◆ Aim
From the material below, list every line containing "this".

Records with drawing code

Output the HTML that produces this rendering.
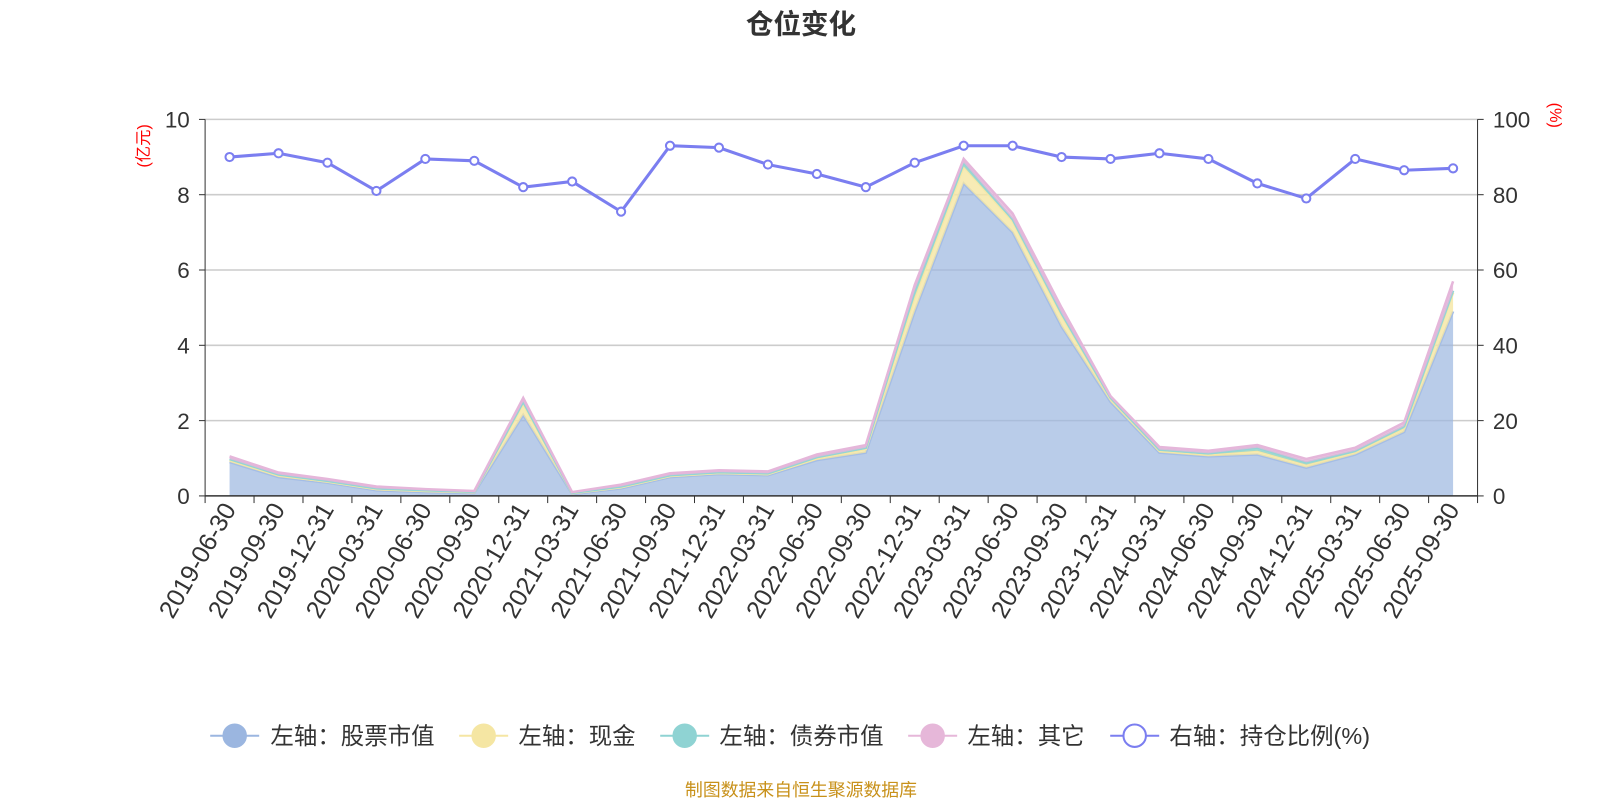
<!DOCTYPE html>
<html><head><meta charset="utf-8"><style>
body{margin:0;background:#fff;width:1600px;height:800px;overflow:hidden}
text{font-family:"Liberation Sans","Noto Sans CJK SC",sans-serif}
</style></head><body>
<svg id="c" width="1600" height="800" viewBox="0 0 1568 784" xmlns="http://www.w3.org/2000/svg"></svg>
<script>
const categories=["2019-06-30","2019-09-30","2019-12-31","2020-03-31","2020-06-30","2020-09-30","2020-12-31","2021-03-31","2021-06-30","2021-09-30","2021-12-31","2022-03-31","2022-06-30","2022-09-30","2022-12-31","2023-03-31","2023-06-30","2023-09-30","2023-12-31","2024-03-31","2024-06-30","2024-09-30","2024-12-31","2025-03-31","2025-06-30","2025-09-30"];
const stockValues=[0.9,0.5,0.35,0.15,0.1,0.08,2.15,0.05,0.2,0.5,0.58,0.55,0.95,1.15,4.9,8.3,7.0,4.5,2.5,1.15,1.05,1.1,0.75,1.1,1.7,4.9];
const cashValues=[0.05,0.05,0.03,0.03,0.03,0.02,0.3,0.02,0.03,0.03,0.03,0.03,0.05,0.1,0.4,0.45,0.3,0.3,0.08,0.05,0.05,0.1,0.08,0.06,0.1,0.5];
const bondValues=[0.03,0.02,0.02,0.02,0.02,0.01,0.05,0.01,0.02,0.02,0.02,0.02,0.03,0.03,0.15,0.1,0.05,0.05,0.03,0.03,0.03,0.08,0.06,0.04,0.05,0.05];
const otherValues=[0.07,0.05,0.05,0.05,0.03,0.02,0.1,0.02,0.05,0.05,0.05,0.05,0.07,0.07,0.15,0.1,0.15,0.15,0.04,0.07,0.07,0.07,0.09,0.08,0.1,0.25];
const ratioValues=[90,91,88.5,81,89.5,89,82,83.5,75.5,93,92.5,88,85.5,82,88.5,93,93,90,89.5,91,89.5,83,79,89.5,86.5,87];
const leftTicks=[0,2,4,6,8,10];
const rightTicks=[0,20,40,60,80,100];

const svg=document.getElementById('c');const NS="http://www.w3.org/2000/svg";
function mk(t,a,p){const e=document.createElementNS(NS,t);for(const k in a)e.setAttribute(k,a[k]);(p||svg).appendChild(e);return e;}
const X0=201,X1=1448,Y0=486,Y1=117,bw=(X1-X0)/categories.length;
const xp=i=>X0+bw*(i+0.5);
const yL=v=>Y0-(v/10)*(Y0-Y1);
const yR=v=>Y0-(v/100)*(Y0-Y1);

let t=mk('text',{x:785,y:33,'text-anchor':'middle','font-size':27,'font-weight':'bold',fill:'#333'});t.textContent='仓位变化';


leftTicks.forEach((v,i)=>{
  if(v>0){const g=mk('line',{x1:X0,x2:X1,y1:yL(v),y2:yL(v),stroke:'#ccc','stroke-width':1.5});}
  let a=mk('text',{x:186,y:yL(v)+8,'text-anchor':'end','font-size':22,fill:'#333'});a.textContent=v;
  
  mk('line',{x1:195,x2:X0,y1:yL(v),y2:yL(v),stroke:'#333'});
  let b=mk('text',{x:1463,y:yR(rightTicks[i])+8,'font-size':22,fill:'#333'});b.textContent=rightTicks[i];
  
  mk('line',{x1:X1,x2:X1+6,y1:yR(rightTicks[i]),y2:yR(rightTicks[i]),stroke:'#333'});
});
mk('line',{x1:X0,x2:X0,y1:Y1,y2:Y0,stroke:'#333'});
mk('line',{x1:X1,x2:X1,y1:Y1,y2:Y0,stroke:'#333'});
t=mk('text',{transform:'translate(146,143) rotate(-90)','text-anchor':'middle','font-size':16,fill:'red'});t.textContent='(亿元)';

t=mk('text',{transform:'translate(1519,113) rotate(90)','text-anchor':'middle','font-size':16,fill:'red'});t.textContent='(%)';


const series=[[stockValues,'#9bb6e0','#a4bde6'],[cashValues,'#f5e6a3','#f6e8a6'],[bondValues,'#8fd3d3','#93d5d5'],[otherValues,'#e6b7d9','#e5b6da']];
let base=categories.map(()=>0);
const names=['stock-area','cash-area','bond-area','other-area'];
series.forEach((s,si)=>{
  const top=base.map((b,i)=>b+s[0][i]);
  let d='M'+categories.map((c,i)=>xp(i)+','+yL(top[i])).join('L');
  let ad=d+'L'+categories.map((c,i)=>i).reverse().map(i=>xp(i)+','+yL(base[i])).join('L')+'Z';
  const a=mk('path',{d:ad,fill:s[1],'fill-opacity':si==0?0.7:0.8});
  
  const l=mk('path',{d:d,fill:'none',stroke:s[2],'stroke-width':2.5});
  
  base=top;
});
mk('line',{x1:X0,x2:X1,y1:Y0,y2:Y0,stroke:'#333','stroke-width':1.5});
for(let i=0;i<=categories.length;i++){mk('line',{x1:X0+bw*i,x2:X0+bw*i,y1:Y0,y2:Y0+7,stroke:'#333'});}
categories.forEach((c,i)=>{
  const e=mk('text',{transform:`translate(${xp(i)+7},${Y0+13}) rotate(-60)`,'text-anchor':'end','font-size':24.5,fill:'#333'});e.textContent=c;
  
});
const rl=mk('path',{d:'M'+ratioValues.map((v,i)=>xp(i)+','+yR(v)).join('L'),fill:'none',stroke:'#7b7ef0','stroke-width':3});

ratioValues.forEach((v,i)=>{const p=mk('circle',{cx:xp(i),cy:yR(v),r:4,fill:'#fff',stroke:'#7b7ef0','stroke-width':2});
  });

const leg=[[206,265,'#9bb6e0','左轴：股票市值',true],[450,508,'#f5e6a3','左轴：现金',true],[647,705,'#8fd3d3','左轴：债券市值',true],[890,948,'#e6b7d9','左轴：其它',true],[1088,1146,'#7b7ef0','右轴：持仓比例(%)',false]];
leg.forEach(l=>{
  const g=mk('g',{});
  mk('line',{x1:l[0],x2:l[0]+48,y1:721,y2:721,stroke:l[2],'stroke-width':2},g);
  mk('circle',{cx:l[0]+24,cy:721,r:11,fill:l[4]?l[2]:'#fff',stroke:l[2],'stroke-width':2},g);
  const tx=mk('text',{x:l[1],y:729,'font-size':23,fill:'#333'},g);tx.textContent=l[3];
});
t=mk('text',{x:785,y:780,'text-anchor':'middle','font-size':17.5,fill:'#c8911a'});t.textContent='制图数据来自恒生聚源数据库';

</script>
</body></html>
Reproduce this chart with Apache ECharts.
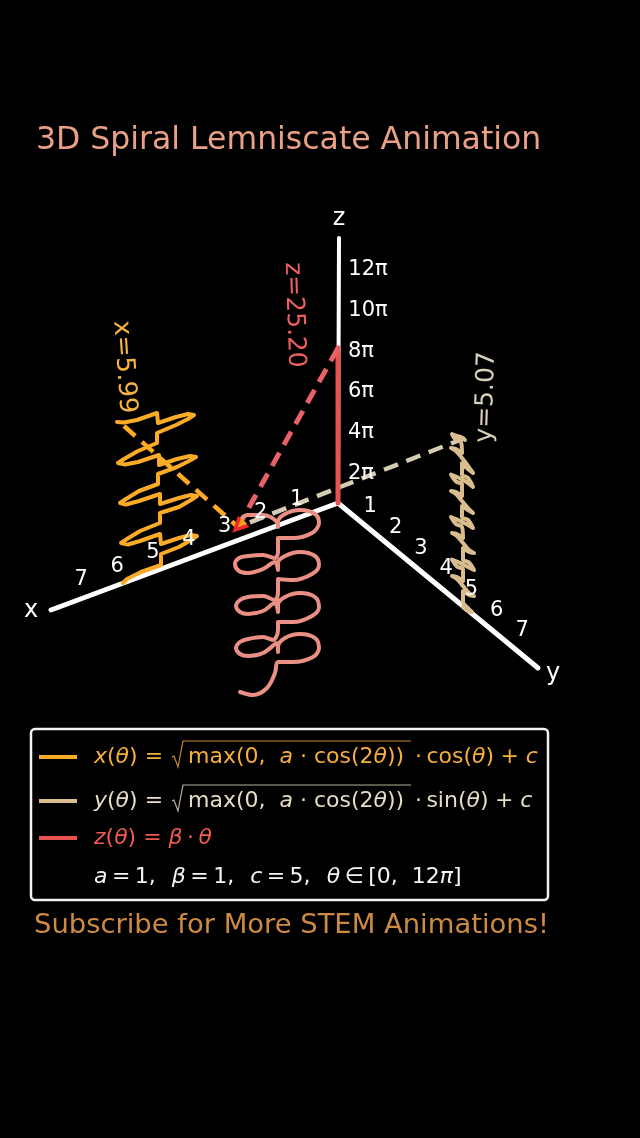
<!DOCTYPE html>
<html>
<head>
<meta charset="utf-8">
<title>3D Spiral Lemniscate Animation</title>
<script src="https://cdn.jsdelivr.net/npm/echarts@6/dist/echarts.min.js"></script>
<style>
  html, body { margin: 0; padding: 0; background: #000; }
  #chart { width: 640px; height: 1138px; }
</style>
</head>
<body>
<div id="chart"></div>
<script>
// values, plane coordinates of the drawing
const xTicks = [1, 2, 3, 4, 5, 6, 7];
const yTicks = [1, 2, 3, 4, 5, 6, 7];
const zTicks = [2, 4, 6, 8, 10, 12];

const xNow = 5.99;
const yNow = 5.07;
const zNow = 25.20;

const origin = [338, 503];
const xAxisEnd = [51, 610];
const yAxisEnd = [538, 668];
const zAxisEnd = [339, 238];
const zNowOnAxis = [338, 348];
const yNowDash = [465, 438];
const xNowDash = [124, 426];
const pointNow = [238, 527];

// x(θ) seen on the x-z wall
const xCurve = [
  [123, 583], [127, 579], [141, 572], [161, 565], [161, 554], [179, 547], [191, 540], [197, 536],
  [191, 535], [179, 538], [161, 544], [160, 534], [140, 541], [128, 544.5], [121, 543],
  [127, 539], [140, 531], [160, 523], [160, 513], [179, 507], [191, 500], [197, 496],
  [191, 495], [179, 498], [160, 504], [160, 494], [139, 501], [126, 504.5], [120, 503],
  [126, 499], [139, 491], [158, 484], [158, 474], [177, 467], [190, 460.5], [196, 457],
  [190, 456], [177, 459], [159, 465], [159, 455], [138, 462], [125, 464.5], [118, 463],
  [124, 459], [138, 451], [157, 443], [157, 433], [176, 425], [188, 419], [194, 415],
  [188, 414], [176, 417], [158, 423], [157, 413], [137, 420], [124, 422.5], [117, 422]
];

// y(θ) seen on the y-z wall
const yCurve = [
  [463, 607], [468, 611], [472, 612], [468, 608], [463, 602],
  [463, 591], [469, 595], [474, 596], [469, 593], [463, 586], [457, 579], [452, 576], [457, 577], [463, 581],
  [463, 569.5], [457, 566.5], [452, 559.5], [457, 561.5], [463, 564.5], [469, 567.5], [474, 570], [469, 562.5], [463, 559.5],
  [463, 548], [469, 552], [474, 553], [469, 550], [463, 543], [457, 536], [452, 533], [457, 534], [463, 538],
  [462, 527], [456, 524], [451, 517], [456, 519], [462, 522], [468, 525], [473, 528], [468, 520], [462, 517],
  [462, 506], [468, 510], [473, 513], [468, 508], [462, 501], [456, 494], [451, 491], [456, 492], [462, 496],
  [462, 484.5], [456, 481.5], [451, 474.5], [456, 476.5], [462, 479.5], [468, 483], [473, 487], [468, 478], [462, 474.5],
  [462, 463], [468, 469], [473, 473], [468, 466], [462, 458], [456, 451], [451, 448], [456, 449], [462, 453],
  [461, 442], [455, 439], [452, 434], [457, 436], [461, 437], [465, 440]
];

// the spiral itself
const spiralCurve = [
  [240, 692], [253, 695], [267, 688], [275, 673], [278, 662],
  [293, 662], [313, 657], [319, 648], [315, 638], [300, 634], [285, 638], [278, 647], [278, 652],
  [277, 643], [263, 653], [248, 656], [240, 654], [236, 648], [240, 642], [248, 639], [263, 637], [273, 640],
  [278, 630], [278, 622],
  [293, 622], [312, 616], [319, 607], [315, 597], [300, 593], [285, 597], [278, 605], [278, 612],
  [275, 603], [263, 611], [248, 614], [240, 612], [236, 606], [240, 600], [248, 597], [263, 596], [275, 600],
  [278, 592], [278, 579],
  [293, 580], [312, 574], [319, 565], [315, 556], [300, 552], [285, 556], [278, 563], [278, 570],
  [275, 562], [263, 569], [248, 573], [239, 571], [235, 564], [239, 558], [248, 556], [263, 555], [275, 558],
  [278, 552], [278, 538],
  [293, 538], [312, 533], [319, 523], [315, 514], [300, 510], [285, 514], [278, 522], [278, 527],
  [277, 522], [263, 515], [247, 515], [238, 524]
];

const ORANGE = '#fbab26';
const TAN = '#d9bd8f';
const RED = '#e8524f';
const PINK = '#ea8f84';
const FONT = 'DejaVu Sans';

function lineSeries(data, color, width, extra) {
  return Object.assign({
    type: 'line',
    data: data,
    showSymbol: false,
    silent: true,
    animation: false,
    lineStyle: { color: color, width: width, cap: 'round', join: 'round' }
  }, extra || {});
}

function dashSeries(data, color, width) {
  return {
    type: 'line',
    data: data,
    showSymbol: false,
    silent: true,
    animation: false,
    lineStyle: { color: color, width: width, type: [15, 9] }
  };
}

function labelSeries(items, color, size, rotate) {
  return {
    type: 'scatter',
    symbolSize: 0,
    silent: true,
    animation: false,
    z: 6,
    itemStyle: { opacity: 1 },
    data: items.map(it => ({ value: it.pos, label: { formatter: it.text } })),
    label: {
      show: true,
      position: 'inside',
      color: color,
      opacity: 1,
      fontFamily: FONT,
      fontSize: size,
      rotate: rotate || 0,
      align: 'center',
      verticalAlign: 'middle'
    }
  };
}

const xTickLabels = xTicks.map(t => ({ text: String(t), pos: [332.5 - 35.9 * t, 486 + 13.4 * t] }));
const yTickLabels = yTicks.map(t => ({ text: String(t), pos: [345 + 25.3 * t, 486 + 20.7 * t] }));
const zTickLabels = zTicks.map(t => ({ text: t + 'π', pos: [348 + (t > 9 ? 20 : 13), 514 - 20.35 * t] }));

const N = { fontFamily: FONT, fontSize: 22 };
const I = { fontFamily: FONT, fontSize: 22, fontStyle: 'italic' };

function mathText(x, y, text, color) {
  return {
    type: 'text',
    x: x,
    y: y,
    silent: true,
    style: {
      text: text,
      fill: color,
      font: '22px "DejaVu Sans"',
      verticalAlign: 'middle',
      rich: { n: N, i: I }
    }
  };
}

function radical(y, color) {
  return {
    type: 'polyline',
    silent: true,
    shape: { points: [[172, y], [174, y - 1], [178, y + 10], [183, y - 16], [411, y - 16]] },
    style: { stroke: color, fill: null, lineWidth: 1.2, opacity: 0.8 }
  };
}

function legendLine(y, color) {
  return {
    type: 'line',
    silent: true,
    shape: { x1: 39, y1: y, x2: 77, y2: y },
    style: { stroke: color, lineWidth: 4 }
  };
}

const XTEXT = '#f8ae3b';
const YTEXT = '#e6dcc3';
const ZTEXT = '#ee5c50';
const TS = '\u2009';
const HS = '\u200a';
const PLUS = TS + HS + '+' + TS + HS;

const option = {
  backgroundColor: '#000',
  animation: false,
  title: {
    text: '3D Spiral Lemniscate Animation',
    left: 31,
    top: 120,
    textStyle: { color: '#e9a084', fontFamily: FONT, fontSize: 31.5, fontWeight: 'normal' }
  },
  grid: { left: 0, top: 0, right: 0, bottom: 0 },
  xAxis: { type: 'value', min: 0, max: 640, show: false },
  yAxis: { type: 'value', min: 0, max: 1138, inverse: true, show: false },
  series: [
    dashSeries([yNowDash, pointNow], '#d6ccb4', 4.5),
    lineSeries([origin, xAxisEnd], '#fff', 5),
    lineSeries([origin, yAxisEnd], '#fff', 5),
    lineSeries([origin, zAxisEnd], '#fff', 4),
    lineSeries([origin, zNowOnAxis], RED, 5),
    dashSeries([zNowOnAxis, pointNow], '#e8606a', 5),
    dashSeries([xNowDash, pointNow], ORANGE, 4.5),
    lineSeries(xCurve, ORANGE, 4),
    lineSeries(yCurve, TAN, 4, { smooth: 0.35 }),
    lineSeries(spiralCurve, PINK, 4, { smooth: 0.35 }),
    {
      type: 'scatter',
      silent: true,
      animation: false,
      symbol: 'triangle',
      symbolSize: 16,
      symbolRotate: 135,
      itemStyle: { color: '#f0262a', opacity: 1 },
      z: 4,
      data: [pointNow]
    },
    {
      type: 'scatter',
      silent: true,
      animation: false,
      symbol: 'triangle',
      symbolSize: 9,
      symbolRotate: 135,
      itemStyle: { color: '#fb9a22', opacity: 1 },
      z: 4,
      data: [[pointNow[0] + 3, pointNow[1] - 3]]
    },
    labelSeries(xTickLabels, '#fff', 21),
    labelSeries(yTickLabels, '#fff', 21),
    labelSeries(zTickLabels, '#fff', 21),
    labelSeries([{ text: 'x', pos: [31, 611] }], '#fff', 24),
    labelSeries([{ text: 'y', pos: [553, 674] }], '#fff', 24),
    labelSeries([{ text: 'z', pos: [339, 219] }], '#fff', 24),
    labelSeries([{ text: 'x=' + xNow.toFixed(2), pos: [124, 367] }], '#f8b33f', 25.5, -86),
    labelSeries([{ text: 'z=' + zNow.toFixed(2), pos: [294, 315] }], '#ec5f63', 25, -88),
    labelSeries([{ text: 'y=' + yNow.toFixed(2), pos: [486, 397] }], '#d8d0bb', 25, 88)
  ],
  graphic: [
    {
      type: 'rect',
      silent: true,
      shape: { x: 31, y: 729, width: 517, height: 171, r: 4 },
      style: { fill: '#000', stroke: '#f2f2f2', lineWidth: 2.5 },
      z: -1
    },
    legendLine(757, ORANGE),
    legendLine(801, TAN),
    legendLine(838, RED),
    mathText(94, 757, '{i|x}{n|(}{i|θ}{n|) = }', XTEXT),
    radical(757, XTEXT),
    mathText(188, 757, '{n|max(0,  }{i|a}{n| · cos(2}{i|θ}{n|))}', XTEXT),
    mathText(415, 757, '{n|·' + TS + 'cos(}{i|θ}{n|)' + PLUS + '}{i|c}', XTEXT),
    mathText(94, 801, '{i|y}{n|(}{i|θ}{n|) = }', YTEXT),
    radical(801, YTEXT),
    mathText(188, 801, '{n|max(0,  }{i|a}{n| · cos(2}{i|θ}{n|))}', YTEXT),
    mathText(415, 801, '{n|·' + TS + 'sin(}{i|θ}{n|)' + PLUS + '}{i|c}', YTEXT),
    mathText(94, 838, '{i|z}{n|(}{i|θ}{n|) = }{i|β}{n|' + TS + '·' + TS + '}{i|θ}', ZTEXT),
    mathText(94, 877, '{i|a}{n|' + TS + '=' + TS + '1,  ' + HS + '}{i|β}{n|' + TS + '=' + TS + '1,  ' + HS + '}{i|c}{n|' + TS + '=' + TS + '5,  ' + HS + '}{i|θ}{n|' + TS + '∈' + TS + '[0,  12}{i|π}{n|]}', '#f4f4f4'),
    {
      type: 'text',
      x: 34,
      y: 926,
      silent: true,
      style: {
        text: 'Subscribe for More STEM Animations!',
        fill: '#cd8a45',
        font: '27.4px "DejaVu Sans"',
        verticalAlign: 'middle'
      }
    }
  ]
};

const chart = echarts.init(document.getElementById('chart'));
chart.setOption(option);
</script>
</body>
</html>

◆ Complete answer
Output the HTML that produces this rendering.
Reproduce this chart with Apache ECharts.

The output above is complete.